Fall is the time of year when 18th- and 19th-century farmers would sell their turkeys to merchant or drover who would drive them to market as a flock. The drover would use some corn or other seed to attract the turkeys into a more consolidated flock at night, but mostly the turkeys would happily fend for themselves along the way. Acorns at this time of year are an especially attractive turkey feed.
Johns Hopkins Magazine takes note of the Turkey Trot in an article in the current issue, http://www.jhu.edu/jhumag/0908web/market.html .
"One young drover in 1828 somehow managed to walk a thousand turkeys from Petersburg, Ohio, to Pittsburgh, a distance of more than 50 miles. Turkey drovers would first walk their birds through warm asphalt to coat their feet — turkey shoes."
This is the first I've heard of 'turkey shoes' but it makes sense. Turkeys would often travel many miles. Turkeys like these Narragansetts of Mike Walters might well have been among them.

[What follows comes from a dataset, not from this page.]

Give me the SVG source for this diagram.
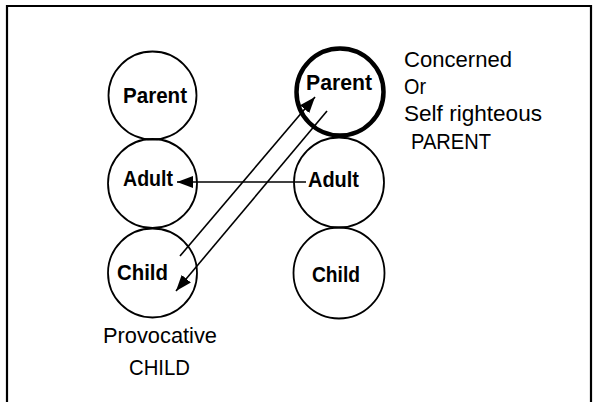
<svg xmlns="http://www.w3.org/2000/svg" width="598" height="402" viewBox="0 0 598 402">
<defs>
<style>
.c{fill:none;stroke:#000;stroke-width:1.8}
.ct{fill:none;stroke:#000;stroke-width:4.5}
.b{font-family:"Liberation Sans",Arial,sans-serif;font-weight:bold;font-size:22.5px;fill:#000}
.t{font-family:"Liberation Sans",Arial,sans-serif;font-size:22.5px;fill:#000}
.ln{stroke:#000;stroke-width:1.6;fill:none}
</style>
<marker id="ah" viewBox="0 0 16 12" refX="16" refY="6" markerWidth="16" markerHeight="12" markerUnits="userSpaceOnUse" orient="auto">
<path d="M0,0 L16,6 L0,12 Z" fill="#000"/>
</marker>
</defs>
<rect width="598" height="402" fill="#fff"/>
<path d="M7,402 V6 H591 V402" fill="none" stroke="#000" stroke-width="2.2"/>
<g id="left-parent"><circle class="c" cx="152.5" cy="95.5" r="44"/><text class="b" x="123" y="103" textLength="64" lengthAdjust="spacingAndGlyphs">Parent</text></g>
<g id="left-adult"><circle class="c" cx="152.5" cy="183.5" r="44.5"/><text class="b" x="123" y="186" textLength="50" lengthAdjust="spacingAndGlyphs">Adult</text></g>
<g id="left-child"><circle class="c" cx="152.5" cy="273" r="44.5"/><text class="b" x="117" y="280" textLength="51" lengthAdjust="spacingAndGlyphs">Child</text></g>
<g id="right-parent"><circle class="ct" cx="340" cy="92" r="43.5"/><text class="b" x="306" y="90" textLength="66" lengthAdjust="spacingAndGlyphs">Parent</text></g>
<g id="right-adult"><circle class="c" cx="339" cy="182.5" r="45"/><text class="b" x="308" y="187" textLength="51" lengthAdjust="spacingAndGlyphs">Adult</text></g>
<g id="right-child"><circle class="c" cx="339" cy="273" r="45.5"/><text class="b" x="312" y="282" textLength="48" lengthAdjust="spacingAndGlyphs">Child</text></g>
<g id="connectors">
<line class="ln" x1="306" y1="182" x2="177" y2="182" marker-end="url(#ah)"/>
<line class="ln" x1="180" y1="256" x2="315" y2="97" marker-end="url(#ah)"/>
<line class="ln" x1="327" y1="111" x2="176" y2="291" marker-end="url(#ah)"/>
</g>
<g id="annotations">
<text class="t" x="404" y="67" textLength="108" lengthAdjust="spacingAndGlyphs">Concerned</text>
<text class="t" x="404" y="94" textLength="22" lengthAdjust="spacingAndGlyphs">Or</text>
<text class="t" x="404" y="121" textLength="138" lengthAdjust="spacingAndGlyphs">Self righteous</text>
<text class="t" x="411" y="149" textLength="80" lengthAdjust="spacingAndGlyphs">PARENT</text>
<text class="t" x="103" y="343" textLength="114" lengthAdjust="spacingAndGlyphs">Provocative</text>
<text class="t" x="129" y="375" textLength="61" lengthAdjust="spacingAndGlyphs">CHILD</text>
</g>
</svg>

This is the traditional color pattern of New England, and was included in the first STandard of Perfection in 1874.
Lewis Wright, in his Illustrated Book of Poultry (1890) criticizes the practice of sending turkeys to market in their first or second year. "Turkeys do not reach their full size until their third year; and we believe we can get larger and stronger birds from full-grown stock than from yearlings," he writes. Breeding older, larger turkeys results in stronger poults that grow faster. "Pairs weighing forty pounds at seven months are much more numerous than pairs weighing thirty-five pounds were last year at the same age. The turkeys have had the same care; and the difference of growth seems to be owing simply to the fact that the breeders were of larger size and more mature."